In my view, and very briefly, I think that one reason why Justice Scalia approaches the subject this way is because (a) he views constitutional rights as trumping any cost-benefit calculations and (b) he objects to judicial second-guessing of legislative cost-benefit calculations. So if a constitutional right is "absolute" in this respect, it must be narrowly tailored so as to remove any "exceptions" from its scope. And to be "originalist," in Justice Scalia's view, this narrow tailoring must be a product of historical inquiry. Lund shows why Justice Scalia's efforts fail on their own terms to do this. And Lund also explains why such inquiries are typically problematic:
The fundamental problem with the Heller opinion is its failure to admit that some questions about the original meaning of the Constitution cannot be answered on the basis of a bare textual and historical inquiry. The logic of Justice Scalia's theory that the Second Amendment codified a pre-existing right would render virtually all modern gun control regulations unconstitutional because such regulations did not exist in 1791 (and everyone therefore had a right to do anything that was not forbidden) and there is no historical record indicating which unenacted regulations would have been generally considered to be permissible at that time.
Instead, Lund proposes the following approach (which I am truncating for purposes of a blog post):
The core of originalism is the proposition that text and history impose meaningful binding constraints on interpretive discretion, but that does not mean that every question can be answered by identifying (or guessing at) the "original expectations" of the lawmakers. Unless one rejects originalism in favor of living constitutionalism or judicial deferentialism, some recourse to the purposes or principles of the Constitution's provisions is unavoidable. [snip]

[T]he Second Amendment [does not] require the virtual absence of regulatory restrictions on firearms that existed in 1791. New regulations do not violate the Constitution just because they are new. In order to faithfully apply the Second Amendment to contemporary circumstances, the courts must instead evaluate restrictions on the right to arms in light of the purpose of the constitutional provision, which is to protect what its enactors considered the inherent or natural right of self defense. And contrary to the position Justice Scalia tried to take in Heller, that cannot be done without comparing the burdens of a challenged regulation on the individual's right to self defense with the regulation's benefits in promoting public safety. This balancing of burdens and benefits can be done overtly or covertly, but it cannot be avoided.

Justice Scalia showed one way to do it in Heller. Just announce the result. Or, what may be worse, announce that a handgun ban is unconstitutional because a large number of Americans have weighed the costs and benefits of keeping handguns in their homes, and decided to keep them. I think this approach is self-evidently wrong, at least in the sense that it is indistinguishable from living constitutionalism.
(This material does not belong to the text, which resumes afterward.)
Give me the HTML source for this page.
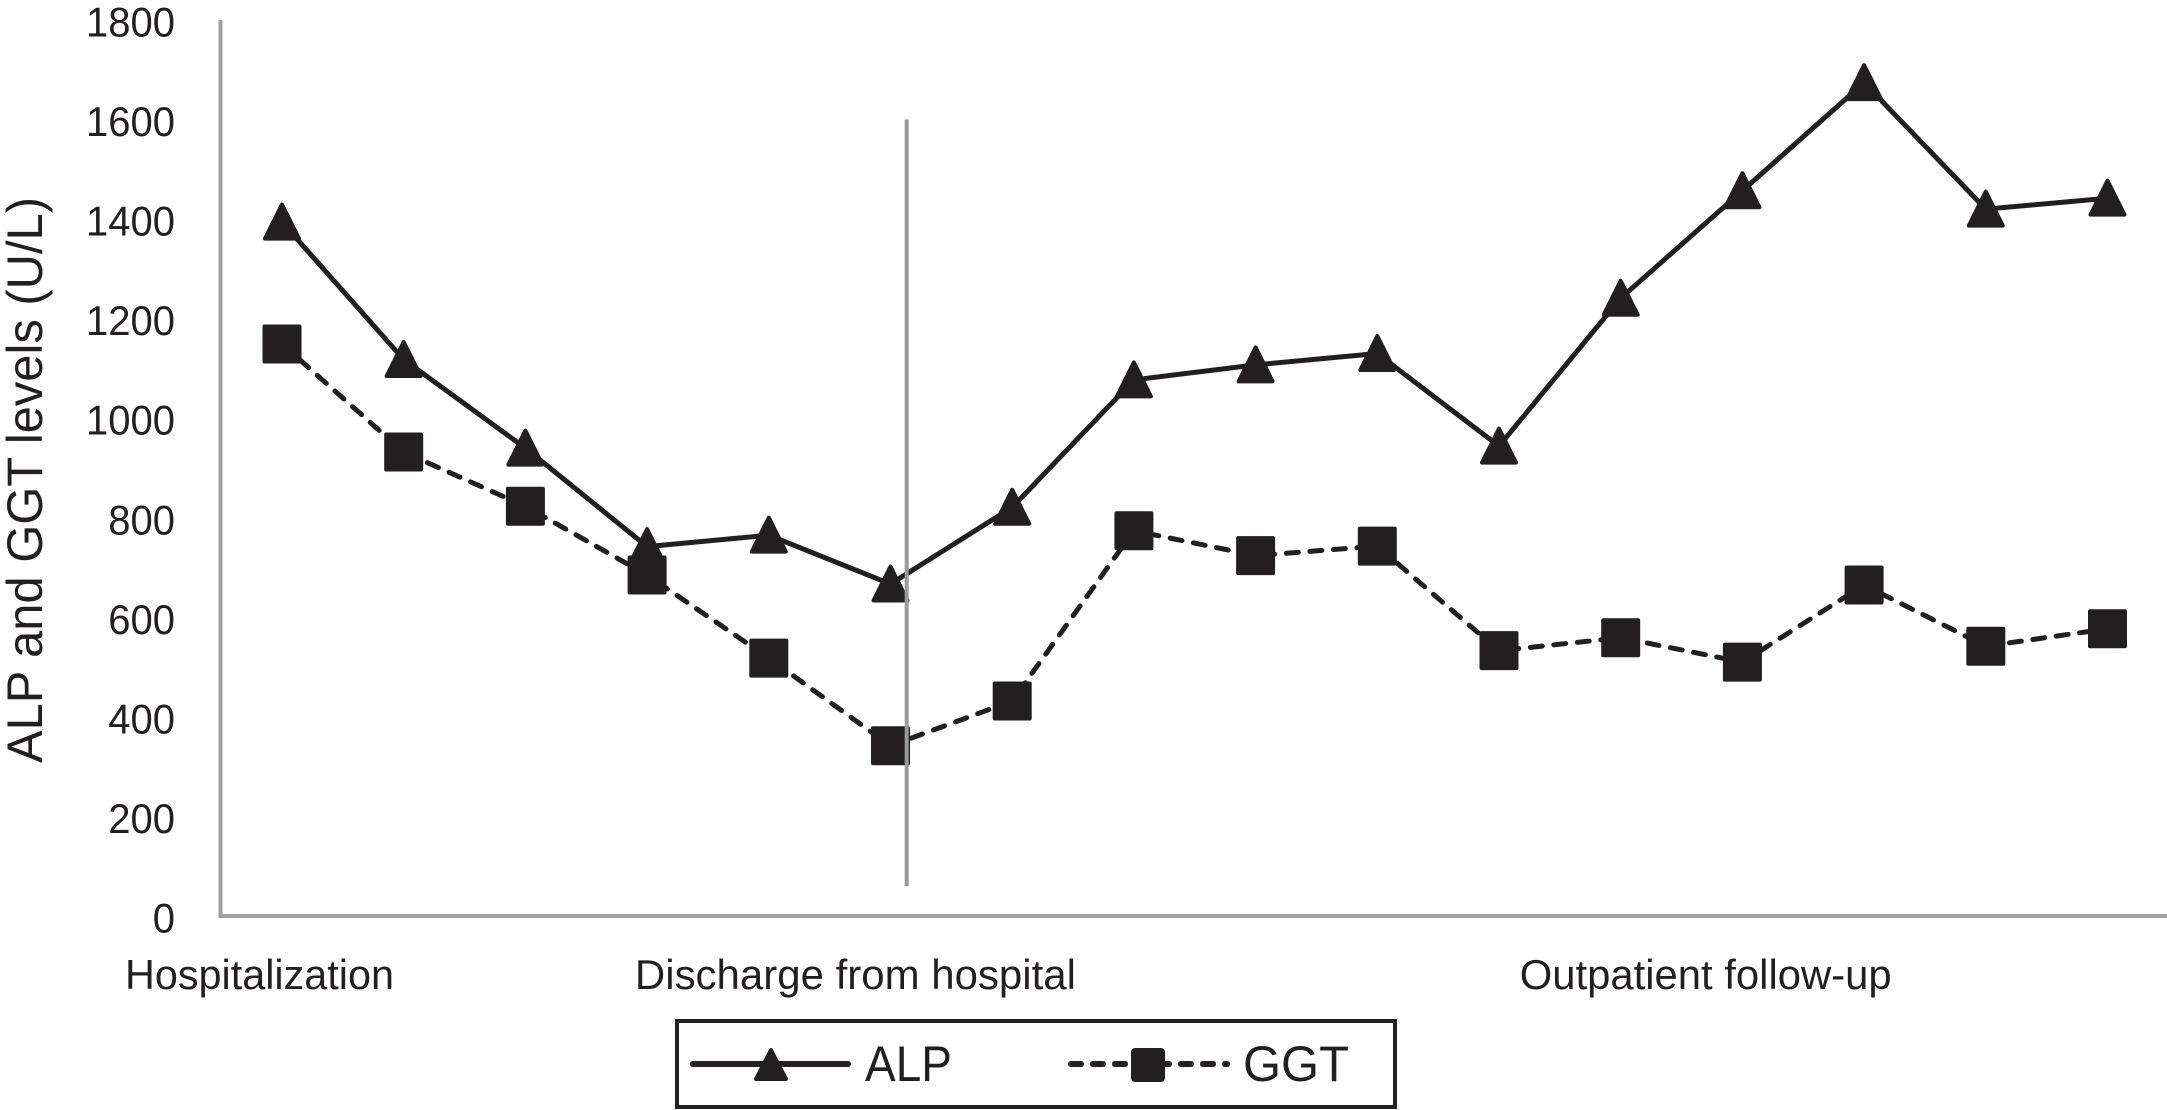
<!DOCTYPE html>
<html lang="en">
<head>
<meta charset="utf-8">
<title>ALP and GGT levels</title>
<style>
html,body{margin:0;padding:0;background:#fff;width:2167px;height:1110px;overflow:hidden}
svg{display:block}
text{font-family:"Liberation Sans",sans-serif;fill:#231f20}
</style>
</head>
<body>
<svg id="chart" xmlns="http://www.w3.org/2000/svg" width="2167" height="1110" viewBox="0 0 2167 1110">
  <rect x="0" y="0" width="2167" height="1110" fill="#fff"/>
  <text transform="translate(42,763) rotate(-90)" font-size="50" textLength="566" lengthAdjust="spacingAndGlyphs">ALP and GGT levels (U/L)</text>
  <g id="axes"></g>
  <g id="series"></g>
  <g id="annotations"></g>
  <g>
    <rect x="677" y="1021" width="718" height="86" fill="#fff" stroke="#231f20" stroke-width="4"/>
    <g>
      <line x1="693" y1="1064" x2="848" y2="1064" stroke="#231f20" stroke-width="6" stroke-linecap="round"/>
      <polygon points="771,1050 786,1079 756,1079" fill="#231f20" stroke="#231f20" stroke-width="4" stroke-linejoin="round"/>
      <text x="865" y="1081" font-size="50" textLength="87" lengthAdjust="spacingAndGlyphs">ALP</text>
    </g>
    <g>
      <line x1="1071" y1="1064" x2="1227" y2="1064" stroke="#231f20" stroke-width="6" stroke-linecap="round" stroke-dasharray="10 12"/>
      <rect x="1133" y="1050" width="30" height="30" rx="2" fill="#231f20" stroke="#231f20" stroke-width="4" stroke-linejoin="round"/>
      <text x="1243" y="1081" font-size="50" textLength="106" lengthAdjust="spacingAndGlyphs">GGT</text>
    </g>
  </g>
</svg>
<script>
var alpValues = [1394, 1118, 940, 742, 765, 667, 821, 1077, 1107, 1130, 944, 1241, 1457, 1674, 1420, 1442];
var ggtValues = [1149, 932, 823, 685, 518, 342, 432, 774, 724, 743, 533, 559, 510, 665, 542, 577];
var yTickLabels = [0, 200, 400, 600, 800, 1000, 1200, 1400, 1600, 1800];
var phaseLabels = ["Hospitalization", "Discharge from hospital", "Outpatient follow-up"];
var phaseStartIndex = [-1.29, 2.9, 10.17];
var phaseLabelWidth = [269, 441, 372];
var dischargeIndex = 5.133;
var dischargeTopValue = 1600;
var dischargeBottomValue = 60;

var NS = 'http://www.w3.org/2000/svg';
var INK = '#231f20';
var GREY = '#a0a0a0';
function xScale(i) { return 282 + i * 121.7; }
function yScale(v) { return 916 - v * 0.4978; }
function make(tag, attrs, parent) {
  var el = document.createElementNS(NS, tag);
  for (var k in attrs) el.setAttribute(k, attrs[k]);
  parent.appendChild(el);
  return el;
}
var axes = document.getElementById('axes');
var seriesG = document.getElementById('series');
var notes = document.getElementById('annotations');

var yAxis = make('line', {x1: 220.5, y1: yScale(1800), x2: 220.5, y2: 918, stroke: GREY, 'stroke-width': 4}, axes);


var xAxis = make('line', {x1: 218.5, y1: 916, x2: 2167, y2: 916, stroke: GREY, 'stroke-width': 4}, axes);



yTickLabels.forEach(function (t) {
  var label = make('text', {x: 175, y: yScale(t) + 16.5, 'font-size': 42, 'text-anchor': 'end', textLength: String(t).length * 22.25, lengthAdjust: 'spacingAndGlyphs'}, axes);
  
  
  label.textContent = t;
});

phaseLabels.forEach(function (t, i) {
  var label = make('text', {x: xScale(phaseStartIndex[i]), y: 989, 'font-size': 42, textLength: phaseLabelWidth[i], lengthAdjust: 'spacingAndGlyphs'}, axes);
  
  
  label.textContent = t;
});

function linePath(values) {
  return values.map(function (v, i) {
    return (i ? 'L' : 'M') + xScale(i).toFixed(1) + ' ' + yScale(v).toFixed(1);
  }).join(' ');
}

var ggtLine = make('path', {d: linePath(ggtValues), fill: 'none', stroke: INK, 'stroke-width': 5, 'stroke-linecap': 'round', 'stroke-linejoin': 'round', 'stroke-dasharray': '12 11.6'}, seriesG);


var alpLine = make('path', {d: linePath(alpValues), fill: 'none', stroke: INK, 'stroke-width': 5, 'stroke-linejoin': 'round'}, seriesG);



alpValues.forEach(function (v, i) {
  var cx = xScale(i), cy = yScale(v);
  var pts = [cx, cy - 17.5, cx + 17, cy + 16.5, cx - 17, cy + 16.5].join(' ');
  var m = make('polygon', {points: pts, fill: INK, stroke: INK, 'stroke-width': 4, 'stroke-linejoin': 'round'}, seriesG);
  
  
});
ggtValues.forEach(function (v, i) {
  var cx = xScale(i), cy = yScale(v);
  var m = make('rect', {x: cx - 17.5, y: cy - 17.5, width: 35, height: 35, fill: INK, stroke: INK, 'stroke-width': 4, 'stroke-linejoin': 'round'}, seriesG);
  
  
});

var dischargeLine = make('line', {x1: xScale(dischargeIndex), y1: yScale(dischargeTopValue), x2: xScale(dischargeIndex), y2: yScale(dischargeBottomValue), stroke: '#999', 'stroke-width': 4}, notes);


</script>
</body>
</html>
Justice Breyer's approach in Heller also seems to me to be wrong, at least to the extent that it resembles what I described earlier as judicial deferentialism. He performs an explicit cost/benefit analysis, but one that is shaped by deference to the judgments of elected officials. The entire analysis is thus conducted in the shadow of a strong presumption of constitutionality, and one that could easily become an effectively irrebuttable presumption. This is how judges repeal constitutional rights that they dislike.

The approach most consistent with the original meaning of
the Constitution would reverse Justice Breyer's presumption, and require the government to provide an extremely strong public-safety justification for any gun control law that significantly diminishes the ability of individuals to defend themselves against criminal violence.
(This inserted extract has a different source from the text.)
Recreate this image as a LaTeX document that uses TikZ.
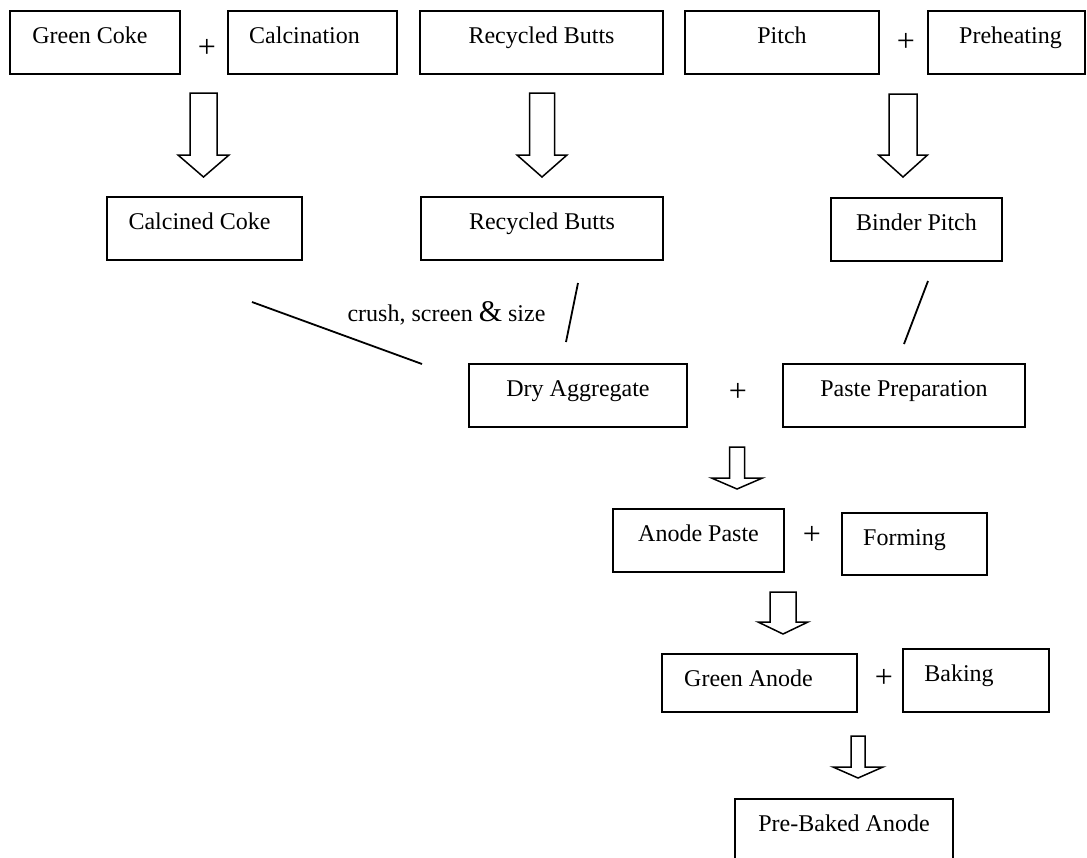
\documentclass[tikz,border=0pt]{standalone}
\usepackage{fontspec}
\setmainfont{Liberation Serif}
\usepackage{tikz}
\usetikzlibrary{positioning}
\tikzset{
    % Process Box
    node_box/.style = {draw=black, rectangle, line width=0.9pt, anchor=north west, inner xsep=0pt, inner ysep=0pt, outer sep=0pt, text height=16pt, text depth=15.5pt, font=\fontsize{12}{14}\selectfont},
    % Plus Sign
    node_plus/.style = {inner sep=0pt, font=\fontsize{16}{18}\selectfont},
    % Side Note
    node_note/.style = {inner sep=0pt, font=\fontsize{12}{14}\selectfont},
    % Block Arrow
    block_arrow/.style = {draw=black, line width=0.75pt, line join=miter},
    % Feed Line
    line_feed/.style = {draw=black, line width=0.9pt}
}
% hollow down arrow: centre x, top, neck, tip, half shaft, half head
\newcommand{\downblock}[6]{\draw[block_arrow] (#1-#5,#2) -- (#1+#5,#2) -- (#1+#5,#3) -- (#1+#6,#3) -- (#1,#4) -- (#1-#6,#3) -- (#1-#5,#3) -- cycle;}

\begin{document}
\begin{tikzpicture}[x=0.5pt, y=-0.5pt]
    \useasboundingbox (0,0) rectangle (1087,857);

    % raw materials
    \node[node_box, minimum width=85pt] (greencoke) at (10,11) {Green Coke\hspace*{5pt}};
    \node[node_plus] (plus_coke) at (207,48) {+};
    \node[node_box, minimum width=84.5pt] (calcination) at (228,11) {Calcination\hspace*{8pt}};
    \node[node_box, minimum width=121.5pt] (buttsin) at (420,11) {Recycled Butts};
    \node[node_box, minimum width=97pt] (pitch) at (685,11) {Pitch};
    \node[node_plus] (plus_pitch) at (906,42) {+};
    \node[node_box, minimum width=78.5pt] (preheating) at (928,11) {\hspace*{4pt}Preheating};

    \downblock{203.5}{93}{155}{177}{13.5}{25.5}
    \downblock{542}{93}{155}{177}{12.5}{25}
    \downblock{903}{94}{155}{177}{14}{24.5}

    % prepared materials
    \node[node_box, minimum width=97.5pt] (calcinedcoke) at (107,197) {Calcined Coke\hspace*{5pt}};
    \node[node_box, minimum width=121pt] (butts) at (421,197) {Recycled Butts};
    \node[node_box, minimum width=85.5pt] (binderpitch) at (831,198) {Binder Pitch};

    \coordinate (feed_coke_a) at (252,302);
    \coordinate (feed_coke_b) at (422,364);
    \coordinate (feed_butts_a) at (578,283);
    \coordinate (feed_butts_b) at (566,342);
    \coordinate (feed_pitch_a) at (928,281);
    \coordinate (feed_pitch_b) at (904,344);
    \draw[line_feed] (feed_coke_a) -- (feed_coke_b);
    \draw[line_feed] (feed_butts_a) -- (feed_butts_b);
    \draw[line_feed] (feed_pitch_a) -- (feed_pitch_b);
    \node[node_note, anchor=base] (crush) at (446.5,321) {crush, screen {\fontsize{15}{15}\selectfont\&} size};

    % paste
    \node[node_box, minimum width=109pt] (dryaggregate) at (469,364) {Dry Aggregate};
    \node[node_plus] (plus_paste) at (738,392) {+};
    \node[node_box, minimum width=121pt] (pasteprep) at (783,364) {Paste Preparation};

    \downblock{737}{447}{478}{489}{7.5}{25.5}

    \node[node_box, minimum width=85.5pt] (anodepaste) at (613,509) {Anode Paste};
    \node[node_plus] (plus_forming) at (812,535) {+};
    \node[node_box, minimum width=72.5pt, text depth=15pt] (forming) at (842,513) {Forming\hspace*{10pt}};

    \downblock{783}{592}{622}{634}{13}{25}

    % anodes
    \node[node_box, minimum width=97.5pt, text depth=13pt] (greenanode) at (662,654) {Green Anode\hspace*{11pt}};
    \node[node_plus] (plus_baking) at (884,678) {+};
    \node[node_box, minimum width=73pt] (baking) at (903,649) {Baking\hspace*{17pt}};

    \downblock{858}{736}{767}{778}{7}{25}

    \node[node_box, minimum width=109pt] (prebaked) at (735,799) {Pre-Baked Anode};
\end{tikzpicture}
\end{document}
In performing that analysis, doctrinal labels like "strict scrutiny" or "reasonable regulation" would be less important than judicial respect for the value of the inherent right of self defense and a correlative judicial skepticism about the wisdom of government officials who want to restrict the people's ability to exercise that right.
"Using this approach," he writes, "it does not seem to me that the D.C. handgun ban presents an especially close question."

In my writings, I have defended a Presumption of Liberty as is a method of constitutional construction for the protection of individual liberty to be used when constitutional interpretation to discover the original meaning of the text is insufficient to resolve a particular constitutional controversy. In A Libertarian Constitution, Lund's review of my book, Restoring the Lost Constitution: The Presumption of Liberty, he criticized my applying a Presumption of Liberty to protect "any of an open-ended class of natural rights unless the government can demonstrate that the law meets stringent criteria of necessity and propriety." But in this paper he acknowledges the usefulness of a Presumption of Liberty at least to protect the enumerated right to keep and bear arms. I won't pursue this disagreement further here, except to note that he accepts the approach as practical with respect to evaluating the right to keep and bear arms by its purpose of facilitating the (unenumerated) natural right of self-defense.
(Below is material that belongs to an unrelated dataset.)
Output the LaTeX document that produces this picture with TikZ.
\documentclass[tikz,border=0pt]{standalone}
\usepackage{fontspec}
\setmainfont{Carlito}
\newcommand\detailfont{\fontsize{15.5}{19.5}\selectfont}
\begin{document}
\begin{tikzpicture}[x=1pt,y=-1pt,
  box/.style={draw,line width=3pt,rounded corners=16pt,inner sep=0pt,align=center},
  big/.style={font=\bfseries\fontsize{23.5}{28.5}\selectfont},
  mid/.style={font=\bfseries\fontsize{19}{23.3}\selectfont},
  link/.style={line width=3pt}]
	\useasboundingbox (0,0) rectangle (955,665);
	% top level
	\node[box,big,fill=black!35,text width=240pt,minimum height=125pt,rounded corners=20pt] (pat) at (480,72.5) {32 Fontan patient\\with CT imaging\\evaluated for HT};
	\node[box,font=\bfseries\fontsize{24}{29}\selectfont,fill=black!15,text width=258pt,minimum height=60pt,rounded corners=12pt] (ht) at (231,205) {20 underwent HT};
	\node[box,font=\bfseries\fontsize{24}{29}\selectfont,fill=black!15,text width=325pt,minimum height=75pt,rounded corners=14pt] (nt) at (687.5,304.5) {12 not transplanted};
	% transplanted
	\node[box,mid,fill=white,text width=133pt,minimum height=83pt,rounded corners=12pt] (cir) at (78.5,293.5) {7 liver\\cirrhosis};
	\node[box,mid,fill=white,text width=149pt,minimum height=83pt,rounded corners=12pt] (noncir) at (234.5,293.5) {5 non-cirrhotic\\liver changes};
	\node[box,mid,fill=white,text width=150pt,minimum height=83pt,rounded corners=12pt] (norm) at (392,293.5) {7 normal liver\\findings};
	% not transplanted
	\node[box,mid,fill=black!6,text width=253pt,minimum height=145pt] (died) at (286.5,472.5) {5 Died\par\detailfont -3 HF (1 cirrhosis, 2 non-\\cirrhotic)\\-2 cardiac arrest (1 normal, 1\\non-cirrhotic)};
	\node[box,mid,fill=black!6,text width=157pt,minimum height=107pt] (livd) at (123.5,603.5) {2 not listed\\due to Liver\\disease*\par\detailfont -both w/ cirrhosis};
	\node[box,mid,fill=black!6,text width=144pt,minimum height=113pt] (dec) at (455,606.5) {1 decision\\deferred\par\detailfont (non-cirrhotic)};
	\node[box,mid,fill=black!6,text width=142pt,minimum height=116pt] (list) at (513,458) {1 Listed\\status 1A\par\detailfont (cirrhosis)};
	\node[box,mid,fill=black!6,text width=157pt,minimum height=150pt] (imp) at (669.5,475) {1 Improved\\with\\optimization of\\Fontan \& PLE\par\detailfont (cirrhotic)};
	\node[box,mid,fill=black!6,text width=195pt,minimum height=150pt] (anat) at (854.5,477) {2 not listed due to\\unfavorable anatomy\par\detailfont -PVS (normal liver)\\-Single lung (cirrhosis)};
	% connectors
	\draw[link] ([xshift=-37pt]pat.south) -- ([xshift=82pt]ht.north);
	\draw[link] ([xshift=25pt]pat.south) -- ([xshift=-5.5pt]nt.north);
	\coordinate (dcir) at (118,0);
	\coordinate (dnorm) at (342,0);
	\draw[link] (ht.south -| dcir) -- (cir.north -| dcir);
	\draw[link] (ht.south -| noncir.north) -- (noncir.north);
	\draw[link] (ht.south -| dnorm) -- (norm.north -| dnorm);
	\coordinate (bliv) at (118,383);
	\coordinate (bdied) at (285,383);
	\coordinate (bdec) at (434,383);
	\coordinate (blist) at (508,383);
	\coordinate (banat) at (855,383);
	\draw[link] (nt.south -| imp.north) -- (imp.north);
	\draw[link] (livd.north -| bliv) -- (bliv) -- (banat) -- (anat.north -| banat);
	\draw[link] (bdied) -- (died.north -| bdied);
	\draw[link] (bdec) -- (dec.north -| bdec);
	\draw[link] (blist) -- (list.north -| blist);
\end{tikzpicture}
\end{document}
One final note: Especially because I largely agree with Lund's analysis, I find it unfortunate that the paper repeatedly employs a harsh rhetoric towards Justice Scalia. In contrast, although Lund's 2005 review of my book is unremittingly critical, it remains respectful. I am myself a major critic of Justice Scalia's "faint-hearted" approach to originalism in which he leaves himself sufficient "outs" to enforcing original meaning as to undermine the conclusion that he is really an originalist. (See Scalia's Infidelity: A Critique of Faint-Hearted Originalism.) And I will always be saddened by his vote in Raich. Nevertheless, I think Justice Scalia is among the most thoughtful Justices in our history and he is certainly among the most forthright in articulating and defending his view of the proper judicial role. And even before he was a Justice, he pioneered the "new originalism" with his early rejection of original framers' intent in favor of original public meaning--the approach he skillfully employs in Heller to identify an individual right to bear arms in the Second Amendment. The tone of Lund's piece is neither necessary nor constructive. All of his insightful substantive criticisms could have been made without it, and might have stood a much better chance of moving Justice Scalia himself to reconsider the way portions of his Heller opinion were constructed. This is, however, a pre-publication draft and I sincerely hope that Nelson revises it in this regard before publication.

Update: The post above was corrected to reflect the fact that Professor Lund does NOT see the unconstitutionality of the DC gun ban as a "close question" under the approach to constitutional construction that he recommends.